Nobody in Charleston really had the need to go to Mattoon to get anything (Charleston had goods delivered by train as well), and nobody in Mattoon really needed to go to Charleston to get anything, except for "high-brow" culture.
Charleston has a university, and at one point the university had a president who loved music, and he encouraged the university to start a school of music. The school of music attracted some excellent musicians, and it looked like Charleston could eventually become a cultural center. I found a town plan in the public library that had an elaborate proposal (complete with pictures) to turn Charleston into a cultural resort-type town with an arts festival kind of like Interlochen. It all had something to do with a fake lake project, and I suppose this plan was part of Charleston's bid to get the lake, which would bring resort-type tourism to the area.
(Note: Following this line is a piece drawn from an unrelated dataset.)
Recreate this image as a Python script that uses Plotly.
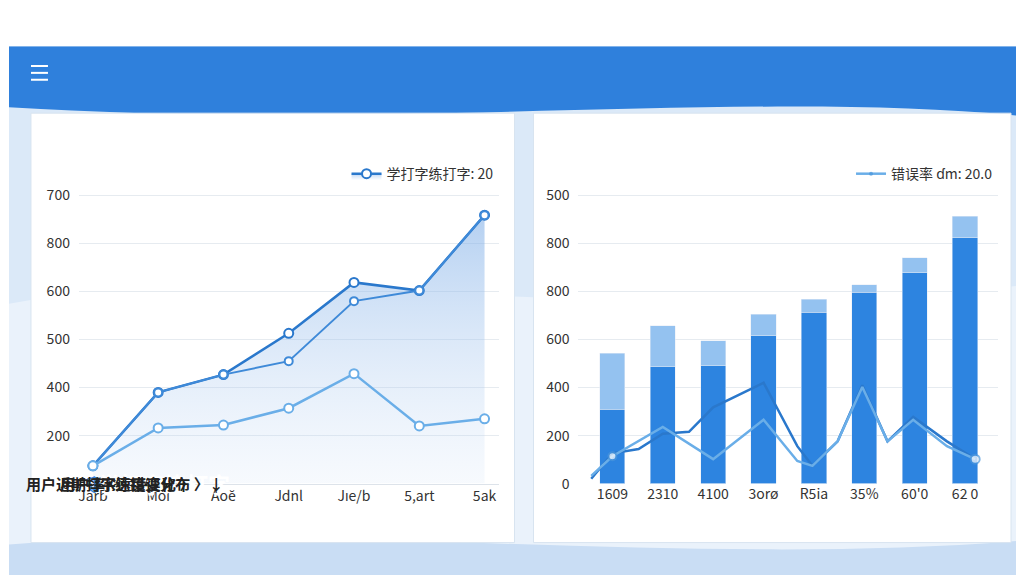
import plotly.graph_objects as go

# ---- data ----
months = ["Jarb", "Mo\u0131", "Ao\u0115", "Jdnl", "J\u0131e/b", "5,art", "5ak"]
left_top = [37, 190, 227, 313, 419, 402, 559]
left_mid = [37, 190, 227, 255, 380, 402, 559]
left_low = [37, 116, 122, 157, 229, 120, 135]
left_ticktext = ["0", "200", "400", "500", "600", "800", "700"]

cats = ["1609", "2310", "4100", "3orø", "R5ia", "35%", "60'0", "62 0"]
bar_dark = [155, 243, 245, 308, 357, 398, 439, 512]
bar_light = [116, 86, 53, 45, 27, 16, 31, 45]
right_ticktext = ["0", "200", "400", "600", "800", "800", "500"]
line_dark_x = [-0.42, 0, 0.52, 1, 1.52, 2, 3, 3.67, 3.97, 4.47, 4.96, 5.46, 5.97, 6.64, 7.2]
line_dark_y = [10, 63, 72, 104, 108, 159, 210, 78, 37, 88, 205, 88, 139, 88, 51]
line_light_x = [-0.42, 0, 1, 2, 3, 3.67, 3.97, 4.47, 4.96, 5.46, 5.97, 6.64, 7.2]
line_light_y = [16, 57, 118, 51, 133, 47, 37, 88, 201, 88, 133, 78, 51]

W, H = 1024, 576
def px(x): return x / W
def py(y): return 1 - y / H

fig = go.Figure()

# left chart traces
fig.add_trace(go.Scatter(x=list(range(7)), y=left_top, mode="lines+markers", fill="tozeroy",
    fillgradient=dict(type="vertical", colorscale=[[0, "rgba(200,220,245,0.15)"], [1, "rgba(120,170,230,0.55)"]]),
    line=dict(color="#2a78cc", width=2.5),
    marker=dict(size=9, color="white", line=dict(color="#2a78cc", width=2)),
    name="学打字练打字: 20", xaxis="x", yaxis="y", legend="legend"))
fig.add_trace(go.Scatter(x=list(range(7)), y=left_mid, mode="lines+markers",
    line=dict(color="#3f8ad8", width=2), marker=dict(size=8, color="white", line=dict(color="#3f8ad8", width=2)),
    showlegend=False, xaxis="x", yaxis="y"))
fig.add_trace(go.Scatter(x=list(range(7)), y=left_low, mode="lines+markers",
    line=dict(color="#6aaee8", width=2.5), marker=dict(size=9, color="white", line=dict(color="#6aaee8", width=2)),
    showlegend=False, xaxis="x", yaxis="y"))

# right chart traces
fig.add_trace(go.Bar(x=list(range(8)), y=bar_dark, marker=dict(color="#2d84e0"), width=0.5,
    showlegend=False, xaxis="x2", yaxis="y2"))
fig.add_trace(go.Bar(x=list(range(8)), y=bar_light, marker=dict(color="#94c2f0"), width=0.5,
    showlegend=False, xaxis="x2", yaxis="y2"))
fig.add_trace(go.Scatter(x=line_dark_x, y=line_dark_y, mode="lines",
    line=dict(color="#2a78cc", width=2.5), showlegend=False, xaxis="x2", yaxis="y2"))
fig.add_trace(go.Scatter(x=line_light_x, y=line_light_y, mode="lines+markers",
    line=dict(color="#6aaee8", width=2.5),
    marker=dict(size=[0, 8, 0, 0, 0, 0, 0, 0, 0, 0, 0, 0, 9], color="white", line=dict(color="#4a96dc", width=2)),
    name="错误率 \u0257m: 20.0", xaxis="x2", yaxis="y2", legend="legend2"))

shapes = []
shapes.append(dict(type="rect", xref="paper", yref="paper", x0=0, x1=1, y0=0, y1=1, fillcolor="#dbe9f8", line_width=0, layer="below"))
shapes.append(dict(type="path", xref="paper", yref="paper",
    path=f"M 0 {py(300)} C {px(250)} {py(250)} {px(600)} {py(330)} 1 {py(280)} L 1 0 L 0 0 Z",
    fillcolor="#eaf2fb", line_width=0, layer="below"))
shapes.append(dict(type="path", xref="paper", yref="paper",
    path=f"M 0 {py(545)} C {px(300)} {py(520)} {px(700)} {py(570)} 1 {py(540)} L 1 0 L 0 0 Z",
    fillcolor="#c9ddf4", line_width=0, layer="below"))
shapes.append(dict(type="path", xref="paper", yref="paper",
    path=f"M 0 {py(38)} L 1 {py(38)} L 1 {py(110)} C {px(750)} {py(80)} {px(400)} {py(125)} 0 {py(100)} Z",
    fillcolor="#2f80dc", line_width=0, layer="below"))
shapes.append(dict(type="rect", xref="paper", yref="paper", x0=0, x1=1, y0=py(38), y1=1, fillcolor="white", line_width=0, layer="below"))
for x0, x1 in [(22, 506), (525, 1003)]:
    shapes.append(dict(type="rect", xref="paper", yref="paper", x0=px(x0), x1=px(x1), y0=py(543), y1=py(106),
        fillcolor="white", line=dict(color="#d8e4f0", width=1), layer="below"))
for yy in [58, 65, 72]:
    shapes.append(dict(type="line", xref="paper", yref="paper", x0=px(22), x1=px(39), y0=py(yy), y1=py(yy), line=dict(color="white", width=2)))

annotations = [
    dict(text="<b>🛡</b>", x=px(22), y=py(19), showarrow=False, font=dict(size=16, color="#2f80dc")),
    dict(text="学打字练打字", x=px(38), y=py(19), xanchor="left", showarrow=False, font=dict(size=14, color="#222")),
    dict(text="—", x=px(885), y=py(18), showarrow=False, font=dict(size=14, color="#222")),
    dict(text="☐", x=px(942), y=py(18), showarrow=False, font=dict(size=18, color="#222")),
    dict(text="✕", x=px(996), y=py(18), showarrow=False, font=dict(size=16, color="#222")),
    dict(text="<b>学打字练打字</b>", x=px(55), y=py(65), xanchor="left", showarrow=False, font=dict(size=22, color="white")),
    dict(text="⧉", x=px(952), y=py(65), showarrow=False, font=dict(size=20, color="white")),
    dict(text="✕", x=px(996), y=py(65), showarrow=False, font=dict(size=20, color="white")),
    dict(text="<b>用户近期打字速度变化 〉</b>", x=px(264), y=py(134), showarrow=False, font=dict(size=15, color="#222")),
    dict(text="<b>用户率K练错误分布 〉↓</b>", x=px(764), y=py(134), showarrow=False, font=dict(size=15, color="#222")),
]

ax_common = dict(zeroline=False, tickfont=dict(size=14, color="#333"), fixedrange=True, showgrid=False)
y_common = dict(tickvals=[0, 100, 200, 300, 400, 500, 600], range=[0, 620], gridcolor="#e6ebf0",
    zeroline=False, tickfont=dict(size=14, color="#333"), ticks="", ticklabelstandoff=8)

fig.update_layout(
    width=W, height=H, margin=dict(l=0, r=0, t=0, b=0),
    paper_bgcolor="white", plot_bgcolor="rgba(0,0,0,0)",
    font=dict(family="Noto Sans CJK SC, Noto Sans"),
    shapes=shapes, annotations=annotations, barmode="stack", bargap=0.5,
    xaxis=dict(domain=[px(70), px(490)], range=[-0.214, 6.214], tickvals=list(range(7)), ticktext=months,
               showline=True, linecolor="#dde3ea", **ax_common),
    yaxis=dict(domain=[py(483), py(180)], ticktext=left_ticktext, **y_common),
    xaxis2=dict(domain=[px(570), px(990)], range=[-0.674, 7.654], tickvals=list(range(8)), ticktext=cats,
                showline=False, anchor="y2", **ax_common),
    yaxis2=dict(domain=[py(483), py(180)], ticktext=right_ticktext, anchor="x2", **y_common),
    legend=dict(x=px(490), y=py(168), xanchor="right", yanchor="middle", bgcolor="rgba(0,0,0,0)",
                font=dict(size=14, color="#333")),
    legend2=dict(x=px(990), y=py(168), xanchor="right", yanchor="middle", bgcolor="rgba(0,0,0,0)",
                 font=dict(size=14, color="#333")),
)
fig.write_html("out.html")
People moved to town to get in on this project from the start, but the lake went to the town of Shelbyville, and the arts center was forgotten.
The Zeitgeist changed after that president retired, and the school of music became a department of music. The people (all city mice, like me) brought here as faculty members of the school of music have all retired, and many of them are no longer alive.
But the music that is native to the area is kept alive by people who care about it, and that is something to celebrate.